The Exchange’s part of this show had a recording of Grace Pailthorpe explaining in detail one of Mednikoff’s paintings, using Freudian and Kleinian ideas about everything relating to his experience as a baby, his earliest supposed feelings about his mother, his faeces etc. She speaks with a remarkable certainty about the meaning of each element of the picture – I suppose based on prolonged therapeutic discussions with the artist, 23 years her junior, with whom she shared her life.
Pailthorpe and Mednikoff had a long relationship and were unusual people and artists, seeking to understand themselves and the havoc of World War II and fascism and to use art to help people in general. Both artists’ works have similarities and use figurative surreal imagery, either in black and white lino cuts, or rather delicately detailed paintings in which breasts and phallic symbols, mountains and animals make a whole narrative world on which they made detailed notes from their psychological perspective.

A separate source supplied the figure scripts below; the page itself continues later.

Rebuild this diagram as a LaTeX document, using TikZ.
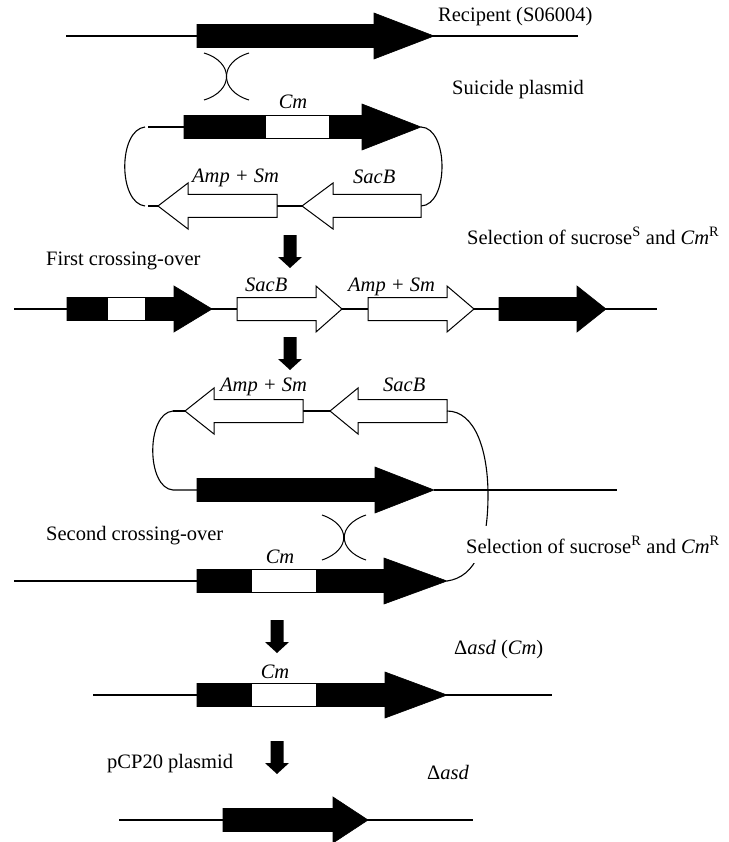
\documentclass[tikz,border=0pt]{standalone}
\usepackage{fontspec}
\setmainfont{Liberation Serif}
\usepackage{tikz}

% gene drawn as a block arrow: [style]{body start}{head base}{tip}{y}
\newcommand{\gene}[5][blackgene]{%
  \draw[#1] (#2,#5-11.5) -- (#3,#5-11.5) -- (#3,#5-23) -- (#4,#5)
    -- (#3,#5+23) -- (#3,#5+11.5) -- (#2,#5+11.5) -- cycle;}
% Cm cassette inside a gene: {left}{right}{y}
\newcommand{\cmbox}[3]{%
  \draw[cmcassette] (#1,#3-11.5) rectangle (#2,#3+11.5);}
% fat arrow between the stages: {x}{top}
\newcommand{\stagearrow}[2]{%
  \fill (#1-6.5,#2) -- (#1+6.5,#2) -- (#1+6.5,#2+22) -- (#1+12,#2+22)
    -- (#1,#2+33) -- (#1-12,#2+22) -- (#1-6.5,#2+22) -- cycle;}

\begin{document}
\begin{tikzpicture}[
  x=1pt, y=-1pt,
  strand/.style={line width=1.1pt},
  blackgene/.style={fill=black, draw=black, line width=0.6pt},
  whitegene/.style={fill=white, draw=black, line width=1pt},
  cmcassette/.style={fill=white, draw=black, line width=0.8pt},
  xover/.style={line width=1pt},
  txt/.style={inner sep=0pt, font=\fontsize{20.5}{24}\selectfont},
  gtxt/.style={inner sep=0pt, font=\fontsize{20.5}{24}\selectfont\itshape},
]
\useasboundingbox (0,0) rectangle (728,842);

% recipient chromosome
\draw[strand] (66,36) -- (578,36);
\gene{197}{374}{434}{36}
\node[txt, anchor=base west] (recip) at (438,22) {Recipent (S06004)};

% first crossing-over mark
\draw[xover] (204,53) .. controls (234,62) and (234,91) .. (204,100);
\draw[xover] (249,53) .. controls (219,62) and (219,91) .. (249,100);
\node[txt, anchor=base west] (suicide) at (452,95) {Suicide plasmid};

% suicide plasmid
\draw[strand] (148,127) -- (184,127);
\gene{184}{362}{421}{127}
\cmbox{265}{329}{127}
\node[gtxt, anchor=base] (cm1) at (293,109) {Cm};
\draw[strand] (145,127) .. controls (118,130) and (118,203) .. (145,206);
\draw[strand] (421,127) .. controls (449,128) and (449,205) .. (421,206);
\draw[strand] (148,206) -- (158,206);
\draw[strand] (277,206) -- (302,206);
\gene[whitegene]{277}{188}{158}{206}
\gene[whitegene]{421}{333}{302}{206}
\node[gtxt, anchor=base west] (amp1) at (192,183) {Amp + Sm};
\node[gtxt, anchor=base west] (sacb1) at (353,184) {SacB};

\stagearrow{290}{235}
\node[txt, anchor=base west] (selS) at (467,244)
  {Selection of sucrose\textsuperscript{S} and \textit{Cm}\textsuperscript{R}};
\node[txt, anchor=base west] (first) at (46,265) {First crossing-over};

% after first crossing-over
\draw[strand] (14,309) -- (657,309);
\gene{67}{174}{212}{309}
\cmbox{107}{145}{309}
\gene[whitegene]{237}{316}{342}{309}
\gene[whitegene]{368}{447}{474}{309}
\gene{499}{577}{606}{309}
\node[gtxt, anchor=base west] (sacb2) at (245,291) {SacB};
\node[gtxt, anchor=base west] (amp2) at (348,291) {Amp + Sm};

\stagearrow{290}{337}

% looped out intermediate
\draw[strand] (173,411) -- (185,411);
\draw[strand] (303,411) -- (330,411);
\gene[whitegene]{303}{214}{185}{411}
\gene[whitegene]{447}{358}{330}{411}
\node[gtxt, anchor=base west] (amp3) at (220,391) {Amp + Sm};
\node[gtxt, anchor=base west] (sacb3) at (383,391) {SacB};
\draw[strand] (173,411) .. controls (146,413) and (146,488) .. (173,490) -- (197,490);
\draw[strand] (434,490) -- (617,490);
\gene{197}{375}{434}{490}
\draw[strand] (447,411) .. controls (475,411) and (488,450) .. (488,495)
  .. controls (488,545) and (476,577) .. (447,581);

% second crossing-over mark
\draw[xover] (322,515) .. controls (351,525) and (351,550) .. (322,560);
\draw[xover] (366,515) .. controls (337,525) and (337,550) .. (366,560);
\node[txt, anchor=base west] (second) at (46,540) {Second crossing-over};
\node[txt, anchor=base west, fill=white, inner ysep=10pt] (selR) at (466,553)
  {Selection of sucrose\textsuperscript{R} and \textit{Cm}\textsuperscript{R}};

% chromosome with Cm insert
\draw[strand] (14,581) -- (197,581);
\gene{197}{384}{447}{581}
\cmbox{251}{316}{581}
\node[gtxt, anchor=base] (cm2) at (280,563) {Cm};

\stagearrow{277}{620}
\node[txt, anchor=base west] (dcm) at (454,654) {Δ\textit{asd} (\textit{Cm})};

% delta asd (Cm)
\draw[strand] (93,695) -- (552,695);
\gene{197}{385}{447}{695}
\cmbox{251}{316}{695}
\node[gtxt, anchor=base] (cm3) at (275,678) {Cm};

\stagearrow{277}{741}
\node[txt, anchor=base west] (pcp) at (107,768) {pCP20 plasmid};
\node[txt, anchor=base west] (dasd) at (427,779) {Δ\textit{asd}};

% delta asd
\draw[strand] (119,820) -- (473,820);
\gene{223}{333}{368}{820}

\end{tikzpicture}
\end{document}
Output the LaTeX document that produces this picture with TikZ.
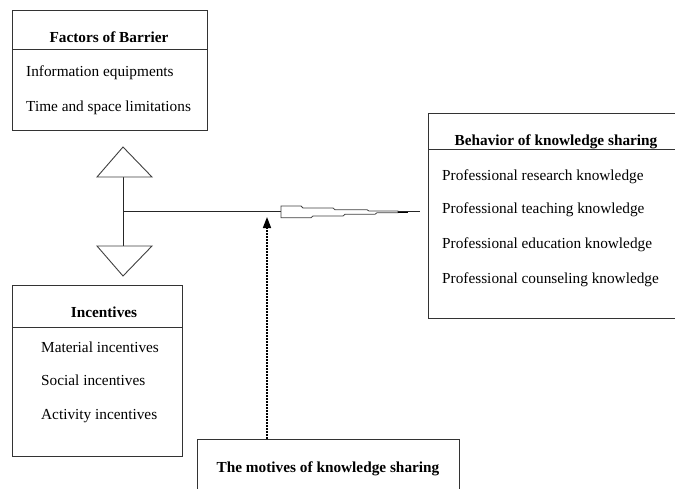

They had the large ambition to understand the roots of fascism, seeing it as stemming from an immature inability to share the good things in life, like a baby’s incoherent unconscious jealousy and fear of losing its food. I know from reading Alice Miller that child-rearing practices in the early 20th century were often harsh and threatening – depriving children of warmth and affection. Historians suggest that Hitler was subjected to cruelty which resulted in him developing a self protecting armour and later unleashing his early repressed rage with terrible consequences.
Grace Pailthorpe also suffered a lot as a child in a bleak Plymouth Brethren household.
I enjoyed the show’s two parts much more than I thought I would and was told many visitors said the same. There was quite a bit to read, but the liveliness and colour of the paintings and the attractive way they were displayed in blocks, sometimes on different strongly coloured wall areas, made the experience enjoyable. It made me want to share a meal and talk with these two people.
The catalogue looked fascinating and had sold out.
The artist had some contact with the French surrealists and there was a Canadian radio broadcast which visitors could listen to in the gallery. Pailthorpe was described as the most important English Surrealist – but in reference books on surrealism Pailthorpe is rarely mentioned. The pair used surrealist methods such as spontaneous working to reach the unconscious.
At Newlyn the visitor was invited to try a two-minute doodle with materials provided or to add to a book of drawings with three interchangeable parts – one of the surrealists’ games.
This show made me regard the two artists with respect, reconsider the benefits of surreal experimentation, remember the power of art therapy and enjoy interacting with these works.
Mary Fletcher
Volume 34 no 3 January – February pp 23-24
Grace Pailthorpe and Reuben Mednikoff: ‘A tale of Mother’s Bones’ Newlyn Gallery and The Exchange, Penzance October 19, 2019 – January 4, 2020
This show toured from Camden Arts Centre and De La Warr Pavilion, Bexhill-on-Sea.
(Mary Fletcher worked for a time as an art therapist with adults with mental health difficulties.)